Passamos pelo menos um terço de nossa vida em nossas casas. Ela é nosso refúgio para o descanso depois de uma estafante jornada de trabalho ou de horas nos bancos escolares. Precisamos ter uma referência de retorno. Sem ela, nosso equilíbrio emocional fica seriamente prejudicado. Nossas referências espaciais se estabelecem a partir de nosso lar. Esse porto seguro nem sempre teve o jeito que conhecemos atualmente. Caso façamos um pequeno balanço de como o homem pensou sua casa somente nos últimos 500 anos, vamos constatar grandes mudanças.
Os índios, nossos primeiros habitantes, moravam em ocas feitas de palha. Um único ambiente abrigava uma ou mais famílias. Implantada em uma clareira no meio da floresta, esse tipo de habitação apesar de muito simples, estava perfeitamente integrada ao meio ambiente.
Os bandeirantes, habitantes exploradores, possuíam uma casa que oferecia abrigo e defesa contra o meio hostil.
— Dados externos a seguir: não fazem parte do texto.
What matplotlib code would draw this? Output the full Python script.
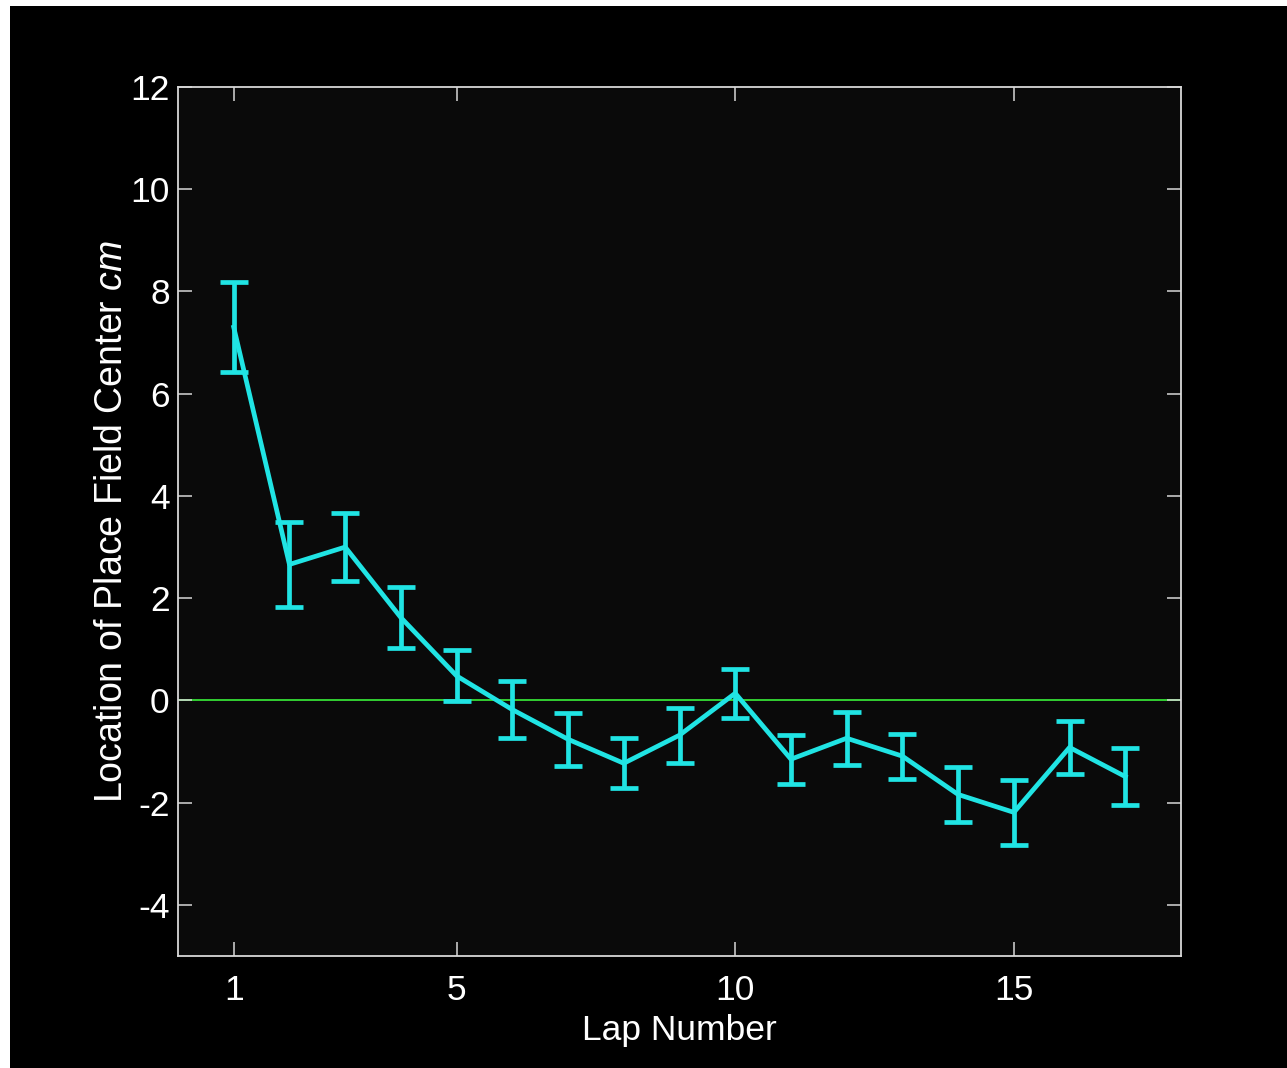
import matplotlib
matplotlib.use('Agg')
from matplotlib import pyplot as plt
from matplotlib.patches import Rectangle

plt.rcParams['font.family'] = ['Liberation Sans', 'DejaVu Sans']
plt.rcParams['mathtext.fontset'] = 'custom'
plt.rcParams['mathtext.it'] = 'Liberation Sans:italic'
plt.rcParams['mathtext.rm'] = 'Liberation Sans'

# lap number vs place field centre (cm), with error bars
laps = [1, 2, 3, 4, 5, 6, 7, 8, 9, 10, 11, 12, 13, 14, 15, 16, 17]
centers = [7.3, 2.66, 3.0, 1.62, 0.48, -0.18, -0.76, -1.23, -0.68, 0.14,
           -1.15, -0.74, -1.09, -1.84, -2.19, -0.92, -1.49]
errors = [0.88, 0.83, 0.66, 0.6, 0.5, 0.55, 0.52, 0.49, 0.54, 0.48,
          0.48, 0.52, 0.44, 0.53, 0.63, 0.51, 0.56]

x_ticks = [1, 5, 10, 15]
y_ticks = [-4, -2, 0, 2, 4, 6, 8, 10, 12]

fig = plt.figure(figsize=(12.87, 10.68), dpi=100)
fig.patch.set_facecolor('white')
# black canvas with thin white margin at top / left like the screenshot
fig.patches.append(Rectangle((10 / 1287, 0), 1, 1 - 6 / 1068,
                             transform=fig.transFigure, facecolor='black',
                             edgecolor='none', zorder=-10))

ax = fig.add_axes([178 / 1287, 1 - 956 / 1068, (1181 - 178) / 1287, (956 - 87) / 1068])
ax.set_facecolor('#0a0a0a')

ax.axhline(0, color='#33d033', lw=1.4, zorder=1)
ax.errorbar(laps, centers, yerr=errors, color='#20e4e4', lw=3.4,
            elinewidth=3.4, capsize=10, capthick=3.4, zorder=2)

ax.set_xlim(0, 18)
ax.set_ylim(-5, 12)
ax.set_xticks(x_ticks)
ax.set_yticks(y_ticks)
ax.set_yticklabels([str(v) for v in y_ticks])

for s in ax.spines.values():
    s.set_color('#d8d8d8')
    s.set_linewidth(1.3)
ax.tick_params(direction='in', length=10, width=1.1, color='#d8d8d8',
               labelcolor='white', labelsize=25.5, top=True, right=True)
ax.tick_params(axis='y', pad=6)
ax.tick_params(axis='x', pad=13)

ax.set_xlabel('Lap Number', color='white', fontsize=25.5, labelpad=5)
ax.set_ylabel(r'Location of Place Field Center $\mathit{cm}$', color='white',
              fontsize=27, labelpad=0)

fig.savefig('out.png', dpi=100, facecolor=fig.get_facecolor())
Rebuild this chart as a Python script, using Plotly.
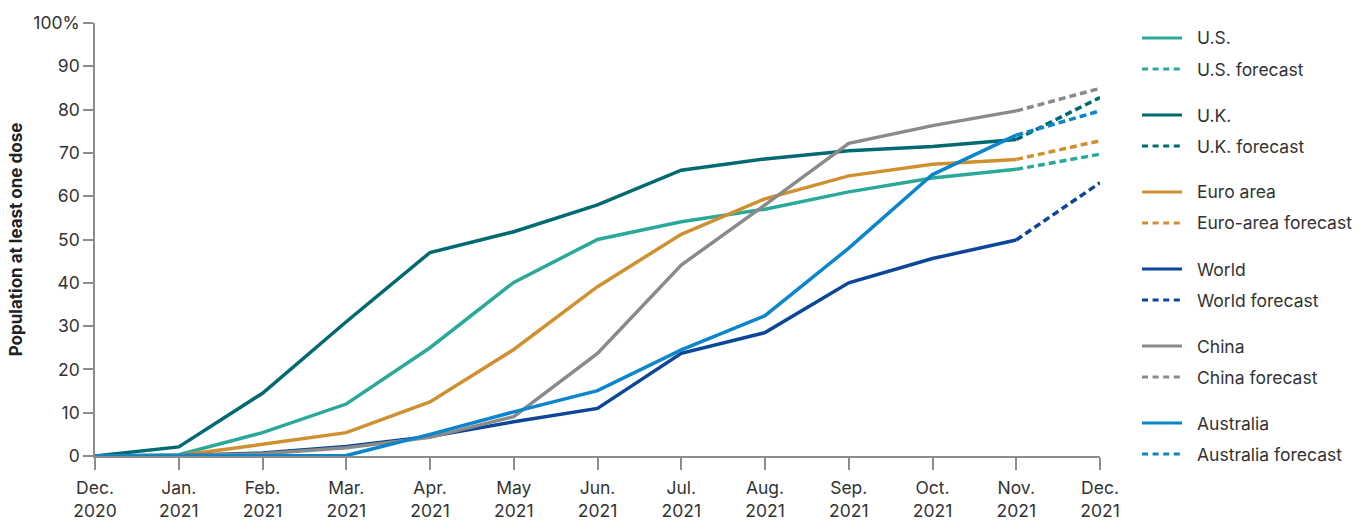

Poucas janelas e uma planta simétrica denunciavam seu modo prático de levar a vida.
As casas do Brasil colonial que povoavam as nossas primeiras cidades, já esboçavam uma sofisticação maior que a dos avós bandeirantes, porém com um requinte ainda pequeno. Graças ao pouco desenvolvimento técnico-construtivo herdado dos portugueses, as casas desse período eram feitas muito estreitas, pois apoiavam-se umas as outras. Por isso vemos nas cidades históricas, construções sem recuos laterais, ou seja, coladas lateralmente umas as outras. São casas estreitas e muito compridas, pois precisam conter em seus ambientes quartos e salas.
Novas técnicas nos anos oitocentos permitiram o desenvolvimento de novas tipologias arquitetônicas. Casas melhor elaboradas, sob o ponto de vista de projetos, foram surgindo. O comportamento social do século dezenove fica claro na arquitetura mais uma vez, evidenciado na organização da planta das casas. Os dormitórios dos filhos homens possuíam aberturas como portas para o exterior. Podiam assim ter livre acesso, sem controle de seus horários por parte dos pais. O que não acontecia quando se tratava das filhas, seus quartos, os femininos, tinham um único acesso e esse ficava voltado para a vigilante porta dos dormitórios dos pais.
No século vinte nossas casas destinavam uma sala só para visitas. A sala estava sempre pronta e arrumada para receber quem chegasse a qualquer hora. Hoje, muito pela redução do espaço, essa sala praticamente desapareceu. Poucas pessoas tem por hábito fazer visitas sem antes avisar e acontecendo, irão compartilhar os mesmos ambientes de convivência familiar.
A partir de 1950, a TV começou entrar nas casas com a proposta de trazer o mundo aos nossos lares e, talvez por isso, diminuir nossos espaços. Ficamos mais mudos, porém juntos na sala. O que não aconteceu com a chegada da internet. O mundo foi para ao dormitório. Estamos com uma fonte de informações fantásticas dentro de um aparato eletrônico, porém não compartilhamos com mais ninguém da família.
Dizem até que no futuro bem próximo, não precisaremos sair de nossas casas, ou quartos, para ir aos escritórios. Falam da maravilha de se trabalhar em casa.
Como serão nossas casas do futuro? De abrigo e refúgio de um sistema social maior, como a cidade, passa a casa a se relacionar com uma dimensão maior e com pontos de contatos pouco visíveis. Construímos um caminho que iniciou com o profundo contato com a natureza próxima e circundante para uma via que nos leva a um mundo distante, virtual e intangível. O espaço para o encontro está perdendo espaço. Encontro que é tão importante para o nosso crescimento como comunidade e na transmissão dos valores mais simples às futuras gerações.